____ Given information
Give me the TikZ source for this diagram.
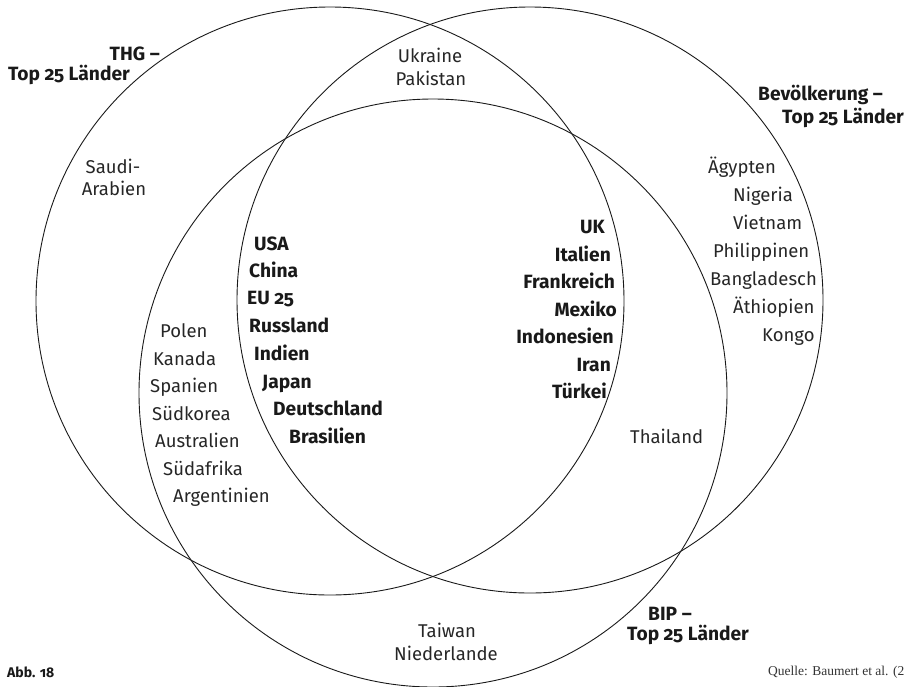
\documentclass[tikz,border=0pt]{standalone}
\usepackage{fontspec}
\setmainfont{Fira Sans}[Numbers=OldStyle]
\newfontfamily\quellefont{Liberation Serif}
\begin{document}
\begin{tikzpicture}[x=1pt,y=-1pt,
  ring/.style={draw=black!90, line width=0.9pt, circle, inner sep=0pt, minimum size=#1},
  lbl/.style={inner sep=0pt, text=black!85, font=\fontsize{18.5}{22}\selectfont},
  blbl/.style={inner sep=0pt, text=black!90, font=\fontsize{19.2}{22}\selectfont\bfseries},
  small/.style={inner sep=0pt, text=black!90, font=\fontsize{14}{16}\selectfont\bfseries},
  src/.style={inner sep=0pt, text=black!80, font=\fontsize{13.5}{16}\selectfont\quellefont}]
\useasboundingbox (0,0) rectangle (909,686);
% circles
\node[ring=588pt] (thg) at (330,301) {};
\node[ring=586pt] (bev) at (530,300) {};
\node[ring=588pt] (bip) at (433,393) {};
% circle titles
\node[blbl, anchor=base east] (thg1) at (160,60) {THG –};
\node[blbl, anchor=base east] (thg2) at (130,80) {Top 25 Länder};
\node[blbl, anchor=base west] (bev1) at (758,100) {Bevölkerung –};
\node[blbl, anchor=base west] (bev2) at (782,123) {Top 25 Länder};
\node[blbl, anchor=base west] (bip1) at (648,620) {BIP –};
\node[blbl, anchor=base west] (bip2) at (627,640) {Top 25 Länder};
% THG only
\node[lbl, anchor=base] (sa1) at (113,173) {Saudi-};
\node[lbl, anchor=base] (sa2) at (114,195) {Arabien};
% THG & Bev
\node[lbl, anchor=base] (ukr) at (430,62) {Ukraine};
\node[lbl, anchor=base] (pak) at (431,85) {Pakistan};
% all three, left part
\node[blbl, anchor=base west] (usa) at (254,250) {USA};
\node[blbl, anchor=base west] (chn) at (249,277) {China};
\node[blbl, anchor=base west] (eu) at (247,304) {EU 25};
\node[blbl, anchor=base west] (rus) at (249,332) {Russland};
\node[blbl, anchor=base west] (ind) at (254,360) {Indien};
\node[blbl, anchor=base west] (jap) at (262,388) {Japan};
\node[blbl, anchor=base west] (deu) at (273,415) {Deutschland};
\node[blbl, anchor=base west] (bra) at (289,443) {Brasilien};
% THG & BIP
\node[lbl, anchor=base west] (pol) at (160,337) {Polen};
\node[lbl, anchor=base west] (kan) at (153,365) {Kanada};
\node[lbl, anchor=base west] (spa) at (150,392) {Spanien};
\node[lbl, anchor=base west] (sko) at (152,420) {Südkorea};
\node[lbl, anchor=base west] (aus) at (155,447) {Australien};
\node[lbl, anchor=base west] (saf) at (163,475) {Südafrika};
\node[lbl, anchor=base west] (arg) at (173,502) {Argentinien};
% all three, right part
\node[blbl, anchor=base east] (uk) at (605,233) {UK};
\node[blbl, anchor=base east] (ita) at (611,261) {Italien};
\node[blbl, anchor=base east] (fra) at (615,288) {Frankreich};
\node[blbl, anchor=base east] (mex) at (617,316) {Mexiko};
\node[blbl, anchor=base east] (idn) at (614,343) {Indonesien};
\node[blbl, anchor=base east] (irn) at (611,371) {Iran};
\node[blbl, anchor=base east] (tur) at (607,398) {Türkei};
% Bev only
\node[lbl, anchor=base west] (egy) at (708,173) {Ägypten};
\node[lbl, anchor=base west] (nga) at (733,201) {Nigeria};
\node[lbl, anchor=base west] (vnm) at (733,229) {Vietnam};
\node[lbl, anchor=base west] (phl) at (713,257) {Philippinen};
\node[lbl, anchor=base west] (bgd) at (710,285) {Bangladesch};
\node[lbl, anchor=base west] (eth) at (733,313) {Äthiopien};
\node[lbl, anchor=base west] (cod) at (762,341) {Kongo};
% Bev & BIP
\node[lbl, anchor=base west] (tha) at (630,443) {Thailand};
% BIP only
\node[lbl, anchor=base] (twn) at (447,637) {Taiwan};
\node[lbl, anchor=base] (nld) at (446,660) {Niederlande};
% footer
\node[small, anchor=base west] (abb) at (7,677) {Abb. 18};
\node[src, anchor=base west] (quelle) at (768,675) {Quelle: Baumert et al. (2};
\end{tikzpicture}
\end{document}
________
Omit the pictures, then output the rest of the listing exactly.

▶ **Full answer**
Give me the TikZ source for this diagram.
\documentclass[tikz,border=0pt]{standalone}
\usepackage{fontspec}
\setmainfont{Fira Sans}[Numbers=OldStyle]
\newfontfamily\quellefont{Liberation Serif}
\begin{document}
\begin{tikzpicture}[x=1pt,y=-1pt,
  ring/.style={draw=black!90, line width=0.9pt, circle, inner sep=0pt, minimum size=#1},
  lbl/.style={inner sep=0pt, text=black!85, font=\fontsize{18.5}{22}\selectfont},
  blbl/.style={inner sep=0pt, text=black!90, font=\fontsize{19.2}{22}\selectfont\bfseries},
  small/.style={inner sep=0pt, text=black!90, font=\fontsize{14}{16}\selectfont\bfseries},
  src/.style={inner sep=0pt, text=black!80, font=\fontsize{13.5}{16}\selectfont\quellefont}]
\useasboundingbox (0,0) rectangle (909,686);
% circles
\node[ring=588pt] (thg) at (330,301) {};
\node[ring=586pt] (bev) at (530,300) {};
\node[ring=588pt] (bip) at (433,393) {};
% circle titles
\node[blbl, anchor=base east] (thg1) at (160,60) {THG –};
\node[blbl, anchor=base east] (thg2) at (130,80) {Top 25 Länder};
\node[blbl, anchor=base west] (bev1) at (758,100) {Bevölkerung –};
\node[blbl, anchor=base west] (bev2) at (782,123) {Top 25 Länder};
\node[blbl, anchor=base west] (bip1) at (648,620) {BIP –};
\node[blbl, anchor=base west] (bip2) at (627,640) {Top 25 Länder};
% THG only
\node[lbl, anchor=base] (sa1) at (113,173) {Saudi-};
\node[lbl, anchor=base] (sa2) at (114,195) {Arabien};
% THG & Bev
\node[lbl, anchor=base] (ukr) at (430,62) {Ukraine};
\node[lbl, anchor=base] (pak) at (431,85) {Pakistan};
% all three, left part
\node[blbl, anchor=base west] (usa) at (254,250) {USA};
\node[blbl, anchor=base west] (chn) at (249,277) {China};
\node[blbl, anchor=base west] (eu) at (247,304) {EU 25};
\node[blbl, anchor=base west] (rus) at (249,332) {Russland};
\node[blbl, anchor=base west] (ind) at (254,360) {Indien};
\node[blbl, anchor=base west] (jap) at (262,388) {Japan};
\node[blbl, anchor=base west] (deu) at (273,415) {Deutschland};
\node[blbl, anchor=base west] (bra) at (289,443) {Brasilien};
% THG & BIP
\node[lbl, anchor=base west] (pol) at (160,337) {Polen};
\node[lbl, anchor=base west] (kan) at (153,365) {Kanada};
\node[lbl, anchor=base west] (spa) at (150,392) {Spanien};
\node[lbl, anchor=base west] (sko) at (152,420) {Südkorea};
\node[lbl, anchor=base west] (aus) at (155,447) {Australien};
\node[lbl, anchor=base west] (saf) at (163,475) {Südafrika};
\node[lbl, anchor=base west] (arg) at (173,502) {Argentinien};
% all three, right part
\node[blbl, anchor=base east] (uk) at (605,233) {UK};
\node[blbl, anchor=base east] (ita) at (611,261) {Italien};
\node[blbl, anchor=base east] (fra) at (615,288) {Frankreich};
\node[blbl, anchor=base east] (mex) at (617,316) {Mexiko};
\node[blbl, anchor=base east] (idn) at (614,343) {Indonesien};
\node[blbl, anchor=base east] (irn) at (611,371) {Iran};
\node[blbl, anchor=base east] (tur) at (607,398) {Türkei};
% Bev only
\node[lbl, anchor=base west] (egy) at (708,173) {Ägypten};
\node[lbl, anchor=base west] (nga) at (733,201) {Nigeria};
\node[lbl, anchor=base west] (vnm) at (733,229) {Vietnam};
\node[lbl, anchor=base west] (phl) at (713,257) {Philippinen};
\node[lbl, anchor=base west] (bgd) at (710,285) {Bangladesch};
\node[lbl, anchor=base west] (eth) at (733,313) {Äthiopien};
\node[lbl, anchor=base west] (cod) at (762,341) {Kongo};
% Bev & BIP
\node[lbl, anchor=base west] (tha) at (630,443) {Thailand};
% BIP only
\node[lbl, anchor=base] (twn) at (447,637) {Taiwan};
\node[lbl, anchor=base] (nld) at (446,660) {Niederlande};
% footer
\node[small, anchor=base west] (abb) at (7,677) {Abb. 18};
\node[src, anchor=base west] (quelle) at (768,675) {Quelle: Baumert et al. (2};
\end{tikzpicture}
\end{document}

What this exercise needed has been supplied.